The overall architecture is illustrated below:
Figure 2 Overall architecture of Overlord Consensus
Consensus State Machine (SMR)
The state machine module is the core of Overlord. The main function is to control state changes and lock $^2$. When triggered by a message just arrived, it makes a state change according to the input and sends out the changed state as a new event. Implemented in real world, Overlord uses an optimized Tendermint state machine that applies BLS (Boneh–Lynn–Shacham) aggregate signature.
Overlord‘s Working Process in Five Stages
1 Proposal
Nodes select a Leader of this round.
- Leader: Broadcasts a proposal.
- Other nodes: Set a timer T1 and send prevote votes to Relayer upon receipt of a proposal
2 Prevote
- Relayer: Sets a timer T2, aggregates the received prevote votes and generates a bit vector, then broadcasts the aggregated votes and bit vector to other nodes.
- Other nodes: Set a timer T2, check the validity of the aggregated prevote votes, generate PoLC $^3$ and send precommit votes.
3 Pending
- All node set a timer T3 and enter the precommit phase upon receipt of the proposal checksum results.
4 Precommit
- Relayer: Sets a timer T4, aggregates the received precommit votes and generates a bit vector, then broadcast the aggregated votes and bit vector to other nodes.
- Other nodes: Set a timer T4 and check the validity of the aggregated precommit votes
5 Submission
- Each node submits the proposal.
The state transition of the consensus state machine is depicted below:
Figure 3 State Transition in Consensus State Machine
Prevote stage (2) and pending stage (3) are combined together to share a common timeout.

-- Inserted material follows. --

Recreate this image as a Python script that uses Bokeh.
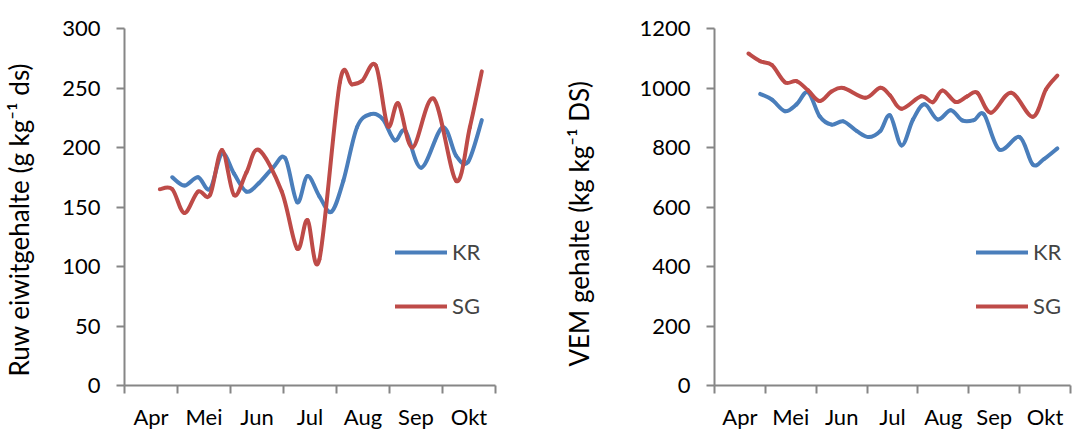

After receiving the aggregate voting and checksum results, the state machine switches to the precommit stage (4).
States in State Machine
The following states are stored in the state machine module:
- height: current height of the consensus
- round: current number of rounds of the consensus process
- step: current stage of the consensus process
- proposal_hash (optional): current hash of the consensus hash
- lock (optional): whether PoLC is reached
State Store Module
The State Store Module (SSM) is the functional core of Overlord, mainly responsible for state storage, message broadcasting, block generation, and cryptographic operations. It verifies the messages sent from the network layer and determines whether the validated ones need to be included in WAL. Then it sends the messages to the state machine. The state storage module listens to the events sent from the state machine and handles them accordingly.
States in SSM
The following states are stored in SSM:
- height: current height of the consensus
- round: current number of rounds of the consensus
- proposals: all the proposals of the current height cached
- votes: all the votes of the current height cached
- QCs: all the QCs of the current height cached
- authority_manage: manages the consensus list
- is_leader: indicates whether a node is a leader
- proof (optional): proof of the previous block
- last_commit_round (optional): round number of the last submission
- last_commit_proposal (optional): proposal submitted in the last round
Features
Message Broadcasting
When sending a message, based on the message and parameters, storage state module determines whether to broadcast the message to other nodes or send it to the Relayer.
Block Generation
When the state store module notices that a NewRound
event has been sent from the state machine, it can determine whether itself is a block generation node by using a deterministic random number algorithm. If so, the node will make a proposal.
Deterministic random number algorithm: Because Overlord protocol accepts variable weights for block generation and voting, when determining whether it is the block generation node, a node normalizes the block generation weight and projects it over the entire u64
range. The sum of the current height
and round
are employed as the random number seed, to determine which section in the u64
range the generated random number falls into. The correlating node with this weight thus becomes the one to generate a new block.
Cryptographic Operations
Overlord performs the following cryptographic operations:
- Verify of newly received messages
- Verify aggregate signatures and examine if the weight exceeds upon receiving aggregate votes
- Sign a message when a proposal or vote is made
- Aggregate the received votes when the node itself is Relayer
State Storage Interface
Timer
When the state machine runs into certain states, a timer needs to be set for the following operation, such as timeout message resending. The timer module listens for events sent by the state machine and sets the timer accordingly. When the timeout period elapses, the interface of the calling state machine module triggers a timeout. Timer and state storage are multiplexed with SMREvent
and the interface.
WAL
During the consensus process, some messages need to be written into WAL. When the consensus process restarts, the state store module first reads messages from WAL, then replies to the state before the restart. WAL module only interacts with state store module.
Footnotes
- QC refers to a Quorum Certificate. A quorum is the minimum number of votes that has to obtain in order to perform an operation. Quorum certificate is a proof that demonstrates a message (either a proposal or a block) has been verified by more than 2/3 nodes.
- A validator precommits a block to which it is locked. A similar locking mechanism is described in this paper on Tendermint.
- An abbreviation for “Proof of Lock Change”. Node can be permanently stuck at a lock for a variety of reasons, causing a lack of liveness in consensus which makes new consensus impossible. It is necessary to maintain liveness and to have a mechanism for changing locks, so that lock can be changed once PoLC is received.